An identity-aware gateway is a control layer that verifies identity, applies authorization policy, and records audit data before forwarding a request. For AI systems, it becomes the enforcement point between the orchestrator and internal services, preventing the model from becoming the authority for access decisions.
Expanded Definition
An identity-aware gateway is an enforcement point that sits between a caller and protected services, checking who or what is making the request, whether it is allowed to act, and what evidence should be recorded before traffic continues. In NHI and AI environments, the gateway is especially important because the orchestrator or agent should not be treated as the final authority for access decisions.
Used properly, the gateway centralises authentication, policy evaluation, and audit logging so that service access is based on verified identity and contextual policy rather than implicit trust in a model output or workload location. That makes it different from a simple API gateway, which may route traffic without enforcing identity-centric decisions. This control pattern aligns closely with Zero Trust ideas in the NIST Cybersecurity Framework 2.0, where access is continuously evaluated instead of assumed.
Definitions vary across vendors on whether the gateway also performs token exchange, fine-grained authorization, or response inspection, so teams should treat the term as a security control layer rather than a single product category. The most common misapplication is using a gateway as a passive traffic proxy, which occurs when teams forward agent requests without enforcing per-request identity checks and policy decisions.
Examples and Use Cases
Implementing an identity-aware gateway rigorously often introduces latency and policy complexity, requiring organisations to weigh tighter control and better auditability against operational overhead and request-path friction.
- An AI coding agent requests repository access through a gateway that validates the agent identity, checks workload policy, and denies access to production secrets unless the request is explicitly authorised.
- A service account used by a data pipeline reaches an internal API only after the gateway confirms the token, scopes, and destination service, rather than trusting network location alone.
- A multi-agent workflow sends a tool call through a gateway that logs the caller, the approved action, and the downstream service identity for later incident review, a pattern reinforced by lessons in the Top 10 NHI Issues.

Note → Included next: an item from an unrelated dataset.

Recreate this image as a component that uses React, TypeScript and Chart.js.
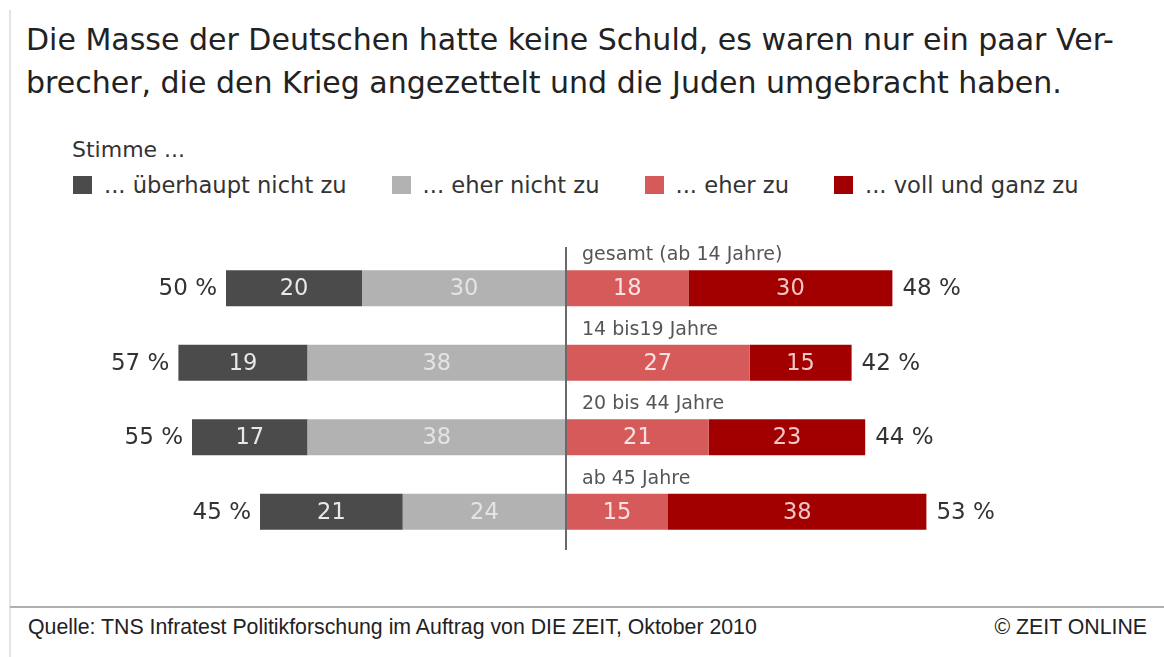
import React, { useEffect, useRef } from 'react';
import { Chart, registerables } from 'chart.js';

Chart.register(...registerables);

const titleLines = [
  'Die Masse der Deutschen hatte keine Schuld, es waren nur ein paar Ver-',
  'brecher, die den Krieg angezettelt und die Juden umgebracht haben.',
];
const legendHeader = 'Stimme ...';
const groups = ['gesamt (ab 14 Jahre)', '14 bis19 Jahre', '20 bis 44 Jahre', 'ab 45 Jahre'];
const ueberhauptNichtZu = [20, 19, 17, 21];
const eherNichtZu = [30, 38, 38, 24];
const eherZu = [18, 27, 21, 15];
const vollUndGanzZu = [30, 15, 23, 38];
const ablehnungSumme = [50, 57, 55, 45];
const zustimmungSumme = [48, 42, 44, 53];
const legendLabels = ['... überhaupt nicht zu', '... eher nicht zu', '... eher zu', '... voll und ganz zu'];
const seriesColors = ['#4b4b4b', '#b2b2b2', '#d65a5a', '#a20000'];
const valueColors = ['#e8e8e8', '#e4e4e4', '#fbe2e2', '#f2c6c6'];
const sourceText = 'Quelle: TNS Infratest Politikforschung im Auftrag von DIE ZEIT, Oktober 2010';
const creditText = '© ZEIT ONLINE';

const FONT = '"DejaVu Sans", "Liberation Sans", Arial, sans-serif';
const FOOT_FONT = '"Liberation Sans", Arial, sans-serif';

const labelPlugin = {
  id: 'barLabels',
  afterDatasetsDraw(chart: any) {
    const { ctx, chartArea, scales } = chart;
    const x0 = scales.x.getPixelForValue(0);
    ctx.save();
    ctx.strokeStyle = '#6a6a6a';
    ctx.lineWidth = 2;
    ctx.beginPath();
    ctx.moveTo(x0, chartArea.top - 4);
    ctx.lineTo(x0, chartArea.bottom + 1);
    ctx.stroke();

    chart.data.datasets.forEach((ds: any, di: number) => {
      const meta = chart.getDatasetMeta(di);
      meta.data.forEach((bar: any, i: number) => {
        const { x, base, y } = bar.getProps(['x', 'base', 'y'], true);
        ctx.fillStyle = ds.valueColor;
        ctx.font = '22.5px ' + FONT;
        ctx.textAlign = 'center';
        ctx.textBaseline = 'middle';
        ctx.fillText(String(Math.abs(ds.data[i])), (x + base) / 2, y + 1);
      });
    });

    const leftMeta = chart.getDatasetMeta(1).data;
    const rightMeta = chart.getDatasetMeta(3).data;
    ctx.fillStyle = '#333';
    ctx.font = '23px ' + FONT;
    ctx.textBaseline = 'middle';
    leftMeta.forEach((bar: any, i: number) => {
      const { x, y } = bar.getProps(['x', 'y'], true);
      ctx.textAlign = 'right';
      ctx.fillText(ablehnungSumme[i] + ' %', x - 9, y + 1);
    });
    rightMeta.forEach((bar: any, i: number) => {
      const { x, y, height } = bar.getProps(['x', 'y', 'height'], true);
      ctx.textAlign = 'left';
      ctx.fillStyle = '#333';
      ctx.font = '23px ' + FONT;
      ctx.textBaseline = 'middle';
      ctx.fillText(zustimmungSumme[i] + ' %', x + 10, y + 1);
      ctx.fillStyle = '#555';
      ctx.font = '19px ' + FONT;
      ctx.textBaseline = 'alphabetic';
      ctx.fillText(chart.data.labels[i], x0 + 16, y - height / 2 - 10);
    });
    ctx.restore();
  },
};

export default function App() {
  const canvasRef = useRef<HTMLCanvasElement | null>(null);

  useEffect(() => {
    if (!canvasRef.current) return;
    const chart = new Chart(canvasRef.current, {
      type: 'bar',
      data: {
        labels: groups,
        datasets: [
          { label: legendLabels[1], data: eherNichtZu.map((v) => -v), backgroundColor: seriesColors[1], valueColor: valueColors[1] } as any,
          { label: legendLabels[0], data: ueberhauptNichtZu.map((v) => -v), backgroundColor: seriesColors[0], valueColor: valueColors[0] } as any,
          { label: legendLabels[2], data: eherZu, backgroundColor: seriesColors[2], valueColor: valueColors[2] } as any,
          { label: legendLabels[3], data: vollUndGanzZu, backgroundColor: seriesColors[3], valueColor: valueColors[3] } as any,
        ],
      },
      options: {
        indexAxis: 'y',
        responsive: false,
        animation: false,
        layout: { padding: { left: 90, right: 122, top: 21, bottom: 21 } },
        datasets: { bar: { categoryPercentage: 1, barPercentage: 0.48, borderWidth: 0 } },
        scales: {
          x: { stacked: true, min: -70, max: 70, display: false },
          y: { stacked: true, display: false },
        },
        plugins: { legend: { display: false }, title: { display: false }, tooltip: { enabled: false } },
      },
      plugins: [labelPlugin],
    });
    return () => chart.destroy();
  }, []);

  const legendOrder = [0, 1, 2, 3];

  return (
    <div style={{ position: 'absolute', left: 0, top: 0, width: 1164, height: 657, background: '#fff', overflow: 'hidden', fontFamily: FONT }}>
      <div style={{ position: 'absolute', left: 9, top: 10, width: 2, height: 647, background: '#e4e4e4' }} />
      <div style={{ position: 'absolute', left: 26, top: 18, fontSize: 30, lineHeight: '43px', color: '#222', whiteSpace: 'nowrap' }}>
        {titleLines.map((t, i) => (
          <div key={i}>{t}</div>
        ))}
      </div>
      <div style={{ position: 'absolute', left: 72, top: 138, fontSize: 22, lineHeight: '24px', color: '#333', whiteSpace: 'nowrap' }}>{legendHeader}</div>
      <div style={{ position: 'absolute', left: 73, top: 173, height: 24, display: 'flex', alignItems: 'center', whiteSpace: 'nowrap' }}>
        {legendOrder.map((k) => (
          <div key={k} style={{ display: 'flex', alignItems: 'center', marginRight: 45 }}>
            <span style={{ display: 'inline-block', width: 19, height: 18, background: seriesColors[k], marginRight: 12 }} />
            <span style={{ fontSize: 22.6, lineHeight: '24px', color: '#333' }}>{legendLabels[k]}</span>
          </div>
        ))}
      </div>
      <canvas ref={canvasRef} width={1164} height={340} style={{ position: 'absolute', left: 0, top: 230, width: 1164, height: 340 }} />
      <div style={{ position: 'absolute', left: 10, top: 606, width: 1154, height: 2, background: '#b0b0b0' }} />
      <div style={{ position: 'absolute', left: 28, top: 616, fontFamily: FOOT_FONT, fontSize: 21.3, lineHeight: '22px', color: '#222', whiteSpace: 'nowrap' }}>{sourceText}</div>
      <div style={{ position: 'absolute', right: 17, top: 616, fontFamily: FOOT_FONT, fontSize: 21.3, lineHeight: '22px', color: '#222', whiteSpace: 'nowrap' }}>{creditText}</div>
    </div>
  );
}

- A request to exchange one credential for another is permitted only when the gateway applies step-up policy and binds the resulting token to the expected workload identity.
- An internal platform uses an identity-aware gateway to stop an agent from invoking an admin-only endpoint unless the request satisfies both role policy and time-bound approval.
These patterns are easier to implement when the gateway is integrated with strong identity infrastructure such as the NIST Cybersecurity Framework 2.0 and with NHI governance guidance from Ultimate Guide to NHIs. In practice, the gateway becomes the policy checkpoint that determines whether a workload may proceed, not merely a routing component.
Why It Matters in NHI Security
Identity-aware gateways matter because NHI risk often appears where service-to-service trust has been assumed instead of verified. NHI Mgmt Group reports that 97% of NHIs carry excessive privileges, and only 5.7% of organisations have full visibility into their service accounts, which makes request-time enforcement a critical compensating control when identity sprawl is already present.
The gateway helps reduce blast radius by ensuring that each call is assessed against identity, scope, and policy before it reaches a sensitive system. That is especially important in AI environments, where an orchestrator may chain tools, call internal APIs, or request secrets across multiple steps. Without a gateway, the model can become the practical authority for access, even when it should not be trusted to make security decisions. The governance value is strongest when paired with lifecycle controls described in the Ultimate Guide to NHIs and breach patterns documented in 52 NHI Breaches Analysis.
Organisations typically encounter the need for an identity-aware gateway only after an agent or service account is abused to reach data or internal tooling, at which point the control becomes operationally unavoidable to address.
Standards & Framework Alignment
This section maps relevant standards and security frameworks to the operational risks and controls described in this guidance.
OWASP Non-Human Identity Top 10 and OWASP Agentic AI Top 10 address the attack and risk surface, while NIST Zero Trust (SP 800-207) set the governance and control requirements practitioners need to meet.
| Framework | Control / Reference | Relevance |
|---|---|---|
| OWASP Non-Human Identity Top 10 | NHI-04 | Identity-aware gateways enforce verified access and reduce secret and token misuse. |
| OWASP Agentic AI Top 10 | AI-03 | Agentic systems need guarded tool access so the model cannot self-authorize actions. |
| NIST Zero Trust (SP 800-207) | Zero Trust requires continuous verification of each request and explicit authorization. |
Place request-time identity checks and policy enforcement in front of internal services.